Let us take another example, this time from Man of the West. In the deserted town, Gary Cooper comes out of the little bank and looks to see if the bandit he has just shot is really dead, for he can see him stumbling in the distance at the end of the single street which slopes gently away at his feet. An ordinary director would simply have cut from Gary Cooper coming out to the dying bandit. A more subtle director might have added various details to enrich the scene, but would have adhered to the same principle of dramatic composition. The originality of Anthony Mann is that he is able to enrich while simplifying to the extreme. As he comes out, Gary Cooper is framed in medium shot. He crosses almost the entire field of vision to look at the deserted town, and then (rather than have a reverse angle of the town, fol· lowed by a shot of Gary Cooper's face as he watches) a lateral tracking shot re-frames Cooper as he stands motionless, staring at the empty town.

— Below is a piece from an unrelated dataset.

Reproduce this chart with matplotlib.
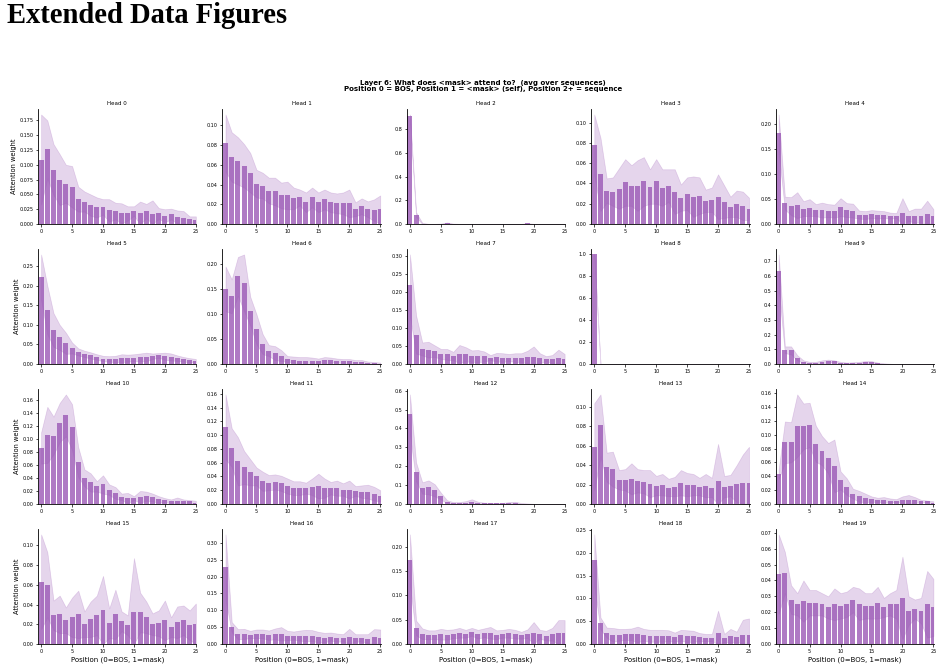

The stroke of genius lies in having the track start after Gary Cooper moves, because it is this dislocation in time which allows a spatial simultaneity: in one fell swoop we have both the mystery of the deserted town, and Gary Cooper's sense of unease at the mystery. With Anthony Mann, each shot comprises both analysis and synthesis, or as Luc Moullet noted, both the instinctive and the premeditated. 
There are other ways of praising Man of the West. One could talk about the delightful farm nestling amid the greenery which George Eliot would have loved, or about Lee J. Cobb, with whom Mann succeeds where Richard Brooks failed in The Brothers Karamazov. One could also talk about the final gunfight, since this is the first time that the man shooting and the man shot at are both kept constantly in frame at the same time. I spoke earlier of vegetal beauty. In Man of the West, Gary Cooper's amorphous face belongs to the mineral kingdom: thus proving that Anthony Mann is returning to the basic truths.